Ibovespa Performance Signals Broad-Based Strength

The Ibovespa closed at approximately 184,689 points, up 1.52% on the session, marking a gain of more than 2,700 points from the previous close. Intraday trading saw the index test the upper end of its 52-week range, highlighting continued momentum after recent consolidation.

Market breadth was constructive, with gains spread across financials, materials, and energy-related names. This broad participation suggests the move was not driven by a single stock or sector, but rather by a wider reassessment of Brazil’s macro and earnings outlook.

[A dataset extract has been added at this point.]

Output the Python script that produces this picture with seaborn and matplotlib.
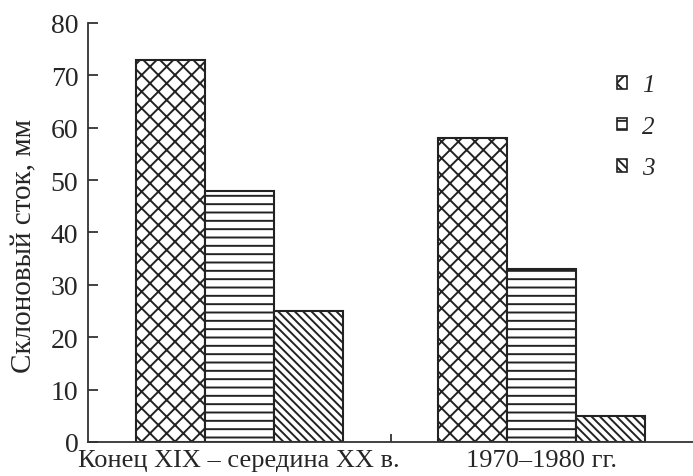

Commodities and Global Flows Support Brazilian Equities

As a commodity-heavy market, Brazil remains highly sensitive to global price trends. Strength in iron ore, energy, and agricultural commodities provided a tailwind to exporters and resource producers, reinforcing earnings visibility for large index constituents.

At the same time, global capital flows have shown renewed interest in emerging markets as expectations grow that major central banks may approach an easing cycle later in the year. Lower global rates tend to improve the relative attractiveness of higher-yielding markets such as Brazil, particularly when combined with stable currency conditions.

Domestic Factors: Fiscal Policy and Rates in Focus

Domestically, investors continue to monitor signals around Brazil’s fiscal framework and the trajectory of local interest rates. The central bank’s stance remains a key variable for equities, as lower borrowing costs could support corporate investment and consumer demand.

However, sensitivity to policy credibility remains high. Any signs of fiscal slippage or political friction could quickly alter sentiment, especially given the index’s proximity to record levels. Valuations, while supported by earnings growth, are becoming more dependent on sustained macro discipline.

Looking ahead, market participants will watch whether the Ibovespa can sustain momentum above key resistance levels or if profit-taking emerges after the recent run-up. External risks include shifts in U.S. monetary policy expectations, volatility in commodity prices, and global risk sentiment. On the opportunity side, continued inflows into emerging markets and stable domestic policy could allow Brazilian equities to extend gains, with volatility likely to remain elevated as investors balance growth prospects against policy risks.